| Data section |
◆ ◆ ◆ ◆ ◆

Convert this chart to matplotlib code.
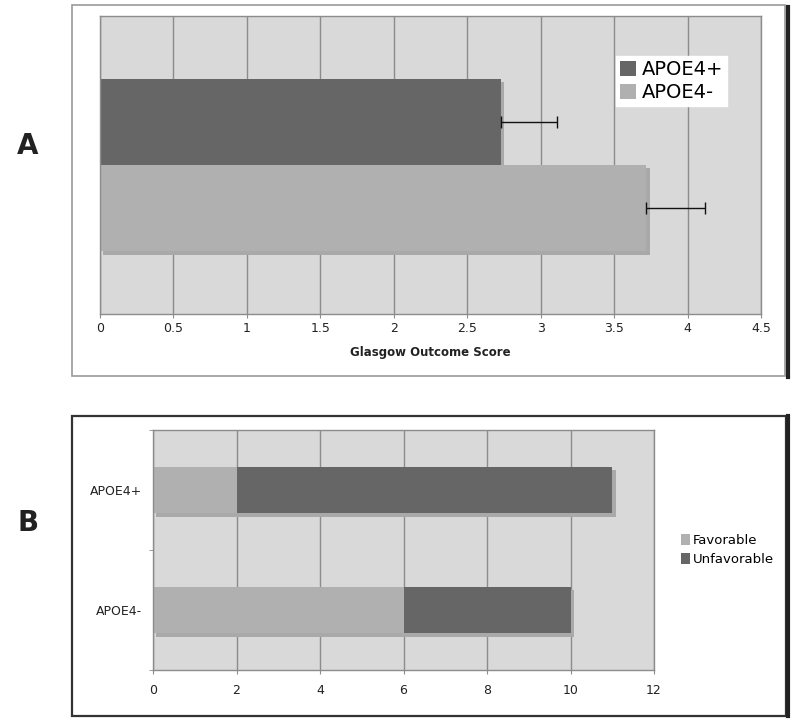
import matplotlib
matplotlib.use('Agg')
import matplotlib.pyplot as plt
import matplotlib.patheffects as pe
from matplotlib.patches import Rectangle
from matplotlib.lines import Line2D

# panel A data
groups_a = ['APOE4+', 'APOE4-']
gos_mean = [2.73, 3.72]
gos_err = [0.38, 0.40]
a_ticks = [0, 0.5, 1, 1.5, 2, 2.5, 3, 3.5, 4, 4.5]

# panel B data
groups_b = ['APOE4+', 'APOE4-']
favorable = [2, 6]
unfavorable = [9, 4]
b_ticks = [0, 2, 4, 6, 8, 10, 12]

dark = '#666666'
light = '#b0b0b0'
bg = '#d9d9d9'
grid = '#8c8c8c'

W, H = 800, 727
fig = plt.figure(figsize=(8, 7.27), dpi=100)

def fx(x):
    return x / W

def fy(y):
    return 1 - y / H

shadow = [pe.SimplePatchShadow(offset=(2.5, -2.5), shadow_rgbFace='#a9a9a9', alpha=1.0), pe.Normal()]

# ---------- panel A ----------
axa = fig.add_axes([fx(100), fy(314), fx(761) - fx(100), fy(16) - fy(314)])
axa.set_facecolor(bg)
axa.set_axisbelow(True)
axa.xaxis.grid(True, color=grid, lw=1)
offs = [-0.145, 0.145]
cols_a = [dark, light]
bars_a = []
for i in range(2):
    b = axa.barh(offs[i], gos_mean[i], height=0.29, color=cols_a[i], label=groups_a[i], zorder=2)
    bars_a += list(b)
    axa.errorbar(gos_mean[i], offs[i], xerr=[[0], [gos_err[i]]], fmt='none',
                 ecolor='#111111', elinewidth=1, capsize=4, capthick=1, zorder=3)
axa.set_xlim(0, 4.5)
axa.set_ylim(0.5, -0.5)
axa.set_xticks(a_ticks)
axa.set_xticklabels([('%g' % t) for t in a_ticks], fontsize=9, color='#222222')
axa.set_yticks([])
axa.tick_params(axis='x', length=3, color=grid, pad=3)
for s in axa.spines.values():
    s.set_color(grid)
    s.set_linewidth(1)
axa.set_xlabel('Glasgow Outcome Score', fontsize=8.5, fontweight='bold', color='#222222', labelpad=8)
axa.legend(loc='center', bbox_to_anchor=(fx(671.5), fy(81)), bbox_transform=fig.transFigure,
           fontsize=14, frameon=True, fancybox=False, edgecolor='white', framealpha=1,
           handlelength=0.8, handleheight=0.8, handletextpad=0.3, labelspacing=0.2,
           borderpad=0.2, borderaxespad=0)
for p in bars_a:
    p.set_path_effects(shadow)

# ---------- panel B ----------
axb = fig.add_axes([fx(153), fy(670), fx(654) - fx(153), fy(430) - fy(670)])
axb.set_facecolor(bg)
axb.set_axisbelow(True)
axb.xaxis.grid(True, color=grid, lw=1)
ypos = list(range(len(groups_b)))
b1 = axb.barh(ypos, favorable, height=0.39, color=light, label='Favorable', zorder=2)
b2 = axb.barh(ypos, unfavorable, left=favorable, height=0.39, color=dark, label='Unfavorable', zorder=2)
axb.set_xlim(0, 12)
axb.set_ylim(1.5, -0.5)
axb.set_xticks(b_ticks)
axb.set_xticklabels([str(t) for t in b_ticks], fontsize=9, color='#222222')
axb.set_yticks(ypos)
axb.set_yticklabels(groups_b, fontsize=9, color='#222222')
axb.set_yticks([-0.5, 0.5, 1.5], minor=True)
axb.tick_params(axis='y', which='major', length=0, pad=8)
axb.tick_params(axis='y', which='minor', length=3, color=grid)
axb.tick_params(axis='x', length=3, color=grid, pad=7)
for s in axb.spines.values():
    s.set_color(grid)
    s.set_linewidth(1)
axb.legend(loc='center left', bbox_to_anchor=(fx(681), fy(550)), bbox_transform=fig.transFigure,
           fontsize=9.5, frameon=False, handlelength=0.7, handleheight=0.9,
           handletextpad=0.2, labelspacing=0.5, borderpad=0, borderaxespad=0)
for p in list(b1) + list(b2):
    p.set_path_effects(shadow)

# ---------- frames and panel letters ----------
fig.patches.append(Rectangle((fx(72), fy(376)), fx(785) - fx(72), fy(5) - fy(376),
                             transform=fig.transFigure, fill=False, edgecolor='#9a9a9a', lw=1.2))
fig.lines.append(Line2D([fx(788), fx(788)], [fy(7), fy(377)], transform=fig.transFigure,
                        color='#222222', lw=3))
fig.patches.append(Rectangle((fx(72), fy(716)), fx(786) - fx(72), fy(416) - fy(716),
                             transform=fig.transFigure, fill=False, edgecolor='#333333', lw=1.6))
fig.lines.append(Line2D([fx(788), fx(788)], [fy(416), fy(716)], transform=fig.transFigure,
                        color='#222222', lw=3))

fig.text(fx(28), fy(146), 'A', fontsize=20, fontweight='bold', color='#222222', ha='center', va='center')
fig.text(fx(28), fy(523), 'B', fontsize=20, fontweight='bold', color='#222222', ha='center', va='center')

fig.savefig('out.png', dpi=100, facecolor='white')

◆ ◆ ◆ ◆ ◆

| Exercise directions |
Which lines hold the word "matplotlib"? Copy every one of them.

| Expected output |
Convert this chart to matplotlib code.
import matplotlib
matplotlib.use('Agg')
import matplotlib.pyplot as plt
import matplotlib.patheffects as pe
from matplotlib.patches import Rectangle
from matplotlib.lines import Line2D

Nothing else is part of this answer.